Friday, December 4, 2009

Neither/Nor: The Work of Francesco Clemente

...a radical negativity (which is no longer a negation).
-Roland Barthes

There is a tradition of speech within Christianity known as the apophatic. One of the foremost features of this tradition, and the reason it so frequently makes the orthodox suspicious, is the unusual syntax it employs. Apophatic speech insists on sentences that attempt to account for the limitations of our lingual and conceptual understanding. One such sentence might read, "God is not good." The intention here is not so much to suggest, "God is bad," as to point to the inadequacy of language and the tendency to downplay God's otherness. In other words, someone speaking out of this tradition cannot call God "good" because any comprehensible conception of goodness falls short of the actuality and absoluteness of God's goodness. There, better to say "not good," if for no other reason than to remind us of these limitations in light of God's transcendence.

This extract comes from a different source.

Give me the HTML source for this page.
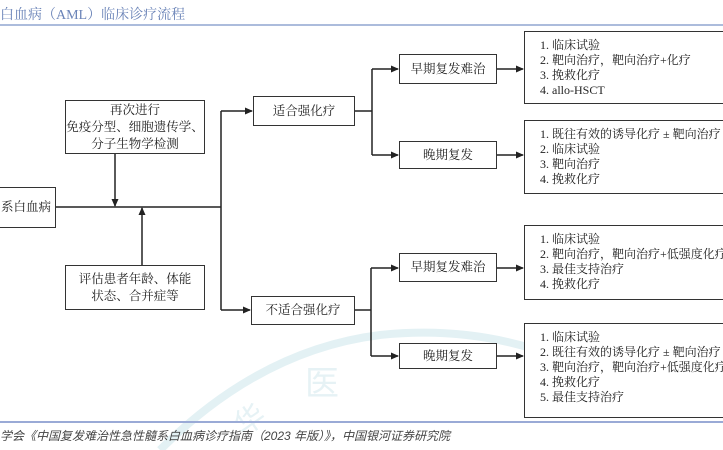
<!DOCTYPE html>
<html><head><meta charset="utf-8"><style>
body{margin:0;width:723px;height:450px;overflow:hidden;background:#fff;position:relative;font-family:"Liberation Serif","Noto Serif CJK SC",serif;color:#222}
.b{position:absolute;border:1.5px solid #333;box-sizing:border-box;background:#fff;display:flex;align-items:center;justify-content:center;text-align:center;font-size:12.5px;line-height:17px;white-space:nowrap}
.l{position:absolute;border:1.5px solid #333;border-right:none;box-sizing:border-box;background:#fff;font-size:12px;line-height:15px;padding:6px 0 0 15px;white-space:nowrap;overflow:hidden}
.t{position:absolute;font-family:"Liberation Sans","Noto Sans CJK SC",sans-serif}
</style></head><body>
<svg width="723" height="450" style="position:absolute;left:0;top:0">
<path d="M160 450 Q260 350 380 335 Q520 320 640 400" stroke="#e3f1f4" stroke-width="8" fill="none"/>
<text x="305" y="395" font-size="34" fill="#e6f2f5" font-family="Noto Sans CJK SC">医</text>
<text x="235" y="430" font-size="30" fill="#e6f2f5" font-family="Noto Sans CJK SC" transform="rotate(-35 250 420)">华</text>
<line x1="0" y1="25" x2="723" y2="25" stroke="#7b93c8" stroke-width="1.2"/>
<line x1="0" y1="422" x2="723" y2="422" stroke="#9aaad6" stroke-width="2"/>
<defs><marker id="a" markerWidth="8" markerHeight="8" refX="7" refY="4" orient="auto" markerUnits="userSpaceOnUse"><path d="M0,0.5 L8,4 L0,7.5z" fill="#222"/></marker></defs>
<g stroke="#222" stroke-width="1.5" fill="none">
<line x1="56" y1="207" x2="221" y2="207"/>
<line x1="115" y1="154" x2="115" y2="206" marker-end="url(#a)"/>
<line x1="142" y1="265" x2="142" y2="208" marker-end="url(#a)"/>
<line x1="221" y1="111" x2="221" y2="310"/>
<line x1="221" y1="111" x2="252" y2="111" marker-end="url(#a)"/>
<line x1="221" y1="310" x2="250" y2="310" marker-end="url(#a)"/>
<line x1="355" y1="111" x2="372" y2="111"/>
<line x1="372" y1="69" x2="372" y2="155"/>
<line x1="372" y1="69" x2="398" y2="69" marker-end="url(#a)"/>
<line x1="372" y1="155" x2="398" y2="155" marker-end="url(#a)"/>
<line x1="497" y1="69" x2="523" y2="69" marker-end="url(#a)"/>
<line x1="497" y1="155" x2="523" y2="155" marker-end="url(#a)"/>
<line x1="355" y1="310" x2="371" y2="310"/>
<line x1="371" y1="268" x2="371" y2="356"/>
<line x1="371" y1="268" x2="398" y2="268" marker-end="url(#a)"/>
<line x1="371" y1="356" x2="398" y2="356" marker-end="url(#a)"/>
<line x1="497" y1="268" x2="523" y2="268" marker-end="url(#a)"/>
<line x1="497" y1="356" x2="523" y2="356" marker-end="url(#a)"/>
</g></svg>
<div class="t" style="left:0;top:4px;font-size:14px;color:#6b84b8;font-family:'Liberation Serif','Noto Serif CJK SC',serif">白血病（AML）临床诊疗流程</div>
<div class="b" style="left:0;top:187px;width:56px;height:41px;border-left:none;justify-content:flex-end;padding-right:4px;overflow:hidden">系白血病</div>
<div class="b" style="left:65px;top:100px;width:140px;height:54px">再次进行<br>免疫分型、细胞遗传学、<br>分子生物学检测</div>
<div class="b" style="left:65px;top:265px;width:140px;height:45px">评估患者年龄、体能<br>状态、合并症等</div>
<div class="b" style="left:253px;top:96px;width:102px;height:30px">适合强化疗</div>
<div class="b" style="left:251px;top:296px;width:104px;height:29px">不适合强化疗</div>
<div class="b" style="left:399px;top:54px;width:98px;height:30px">早期复发难治</div>
<div class="b" style="left:399px;top:141px;width:98px;height:28px">晚期复发</div>
<div class="b" style="left:399px;top:253px;width:98px;height:29px">早期复发难治</div>
<div class="b" style="left:399px;top:343px;width:98px;height:26px">晚期复发</div>
<div class="l" style="left:524px;top:31px;width:199px;height:73px">1. 临床试验<br>2. 靶向治疗，靶向治疗+化疗<br>3. 挽救化疗<br>4. allo-HSCT</div>
<div class="l" style="left:524px;top:120px;width:199px;height:74px">1. 既往有效的诱导化疗 ± 靶向治疗<br>2. 临床试验<br>3. 靶向治疗<br>4. 挽救化疗</div>
<div class="l" style="left:524px;top:225px;width:199px;height:75px">1. 临床试验<br>2. 靶向治疗，靶向治疗+低强度化疗<br>3. 最佳支持治疗<br>4. 挽救化疗</div>
<div class="l" style="left:524px;top:323px;width:199px;height:95px">1. 临床试验<br>2. 既往有效的诱导化疗 ± 靶向治疗<br>3. 靶向治疗，靶向治疗+低强度化疗<br>4. 挽救化疗<br>5. 最佳支持治疗</div>
<div class="t" style="left:0;top:427px;font-size:12px;color:#444;font-style:italic">学会《中国复发难治性急性髓系白血病诊疗指南（2023 年版）》，中国银河证券研究院</div>
</body></html>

While this introduction may seem to be an unusual way to begin a consideration of the work of Francesco Clemente, I want to suggest a basic analog between the role of the apophatic speaker and Clemente's activity as a painter. This analog rests on the assertion that the work of both assert that there are limitations inherent to our understanding. As a result, both employ a form of negation that reinforces the ultimate subject of their interest at the expense of ready comprehension. Following this analogy one step further, Clemente's reliance on what many critics suspected as retrograde strategies for art making (painting, the handmade, the figure, iconography) dressed up in postmodern costume actually serve to clarify painting through the negational strategies he employs. Without a doubt, Clemente's work is anachronistic in its subject matter and excessive in its voluminous and hermetic use of imageries. What is less frequently noticed is that these characteristics obliquely direct our attention elsewhere.

Clemente's Self Portrait from 1980 is an excellent example of these characteristics. Any attempt to read this work as a naturalistic depiction of his physical appearance, a symbolic depiction of himself or as part of the historical genre known as portraiture is disrupted by the red blotches of paint that register across the work's surface. These blotches are haphazard and indefinite. Their only practical effect is register the surface of the painting. In doing so, they disrupt our understanding of foreground/background and figure/ground relationships by making it impossible to tell whether the painting ought to be considered as an image or a surface. In other words, the meanings and materials of this painting head in different directions.

Clemente has made several bodies of work in a variety of mediums that contain tensions similar to the ones highlighted in this portrait, making it difficult to regard his ambivalence as anything other than intentional. Such an ambivalence allows Clemente to recontextualize painting as a a dynamic material that will never wholly conform to the representational, symbolic or expressive capacities with which it has traditionally been associated. This recontextualization is supplemented by a refusal on Clemente's part to legitimize his work through appeals to art history, an overarching conceptual concern, modern technology or virtuosity. These many refusals enact an ongoing withholding that enables him to pseudo-naively assume painting. He begins painting at the point where such preoccupations no longer account for the visible in painting and where most people, including artists, are not quite sure what does. Painting's ongoing existential anxieties, now running over a century, make this posture viable (and valuable), reminding us that language has no simple rapport with meaning.


(This post is adapted from Chapter 2 of my master's thesis completed in 2008.)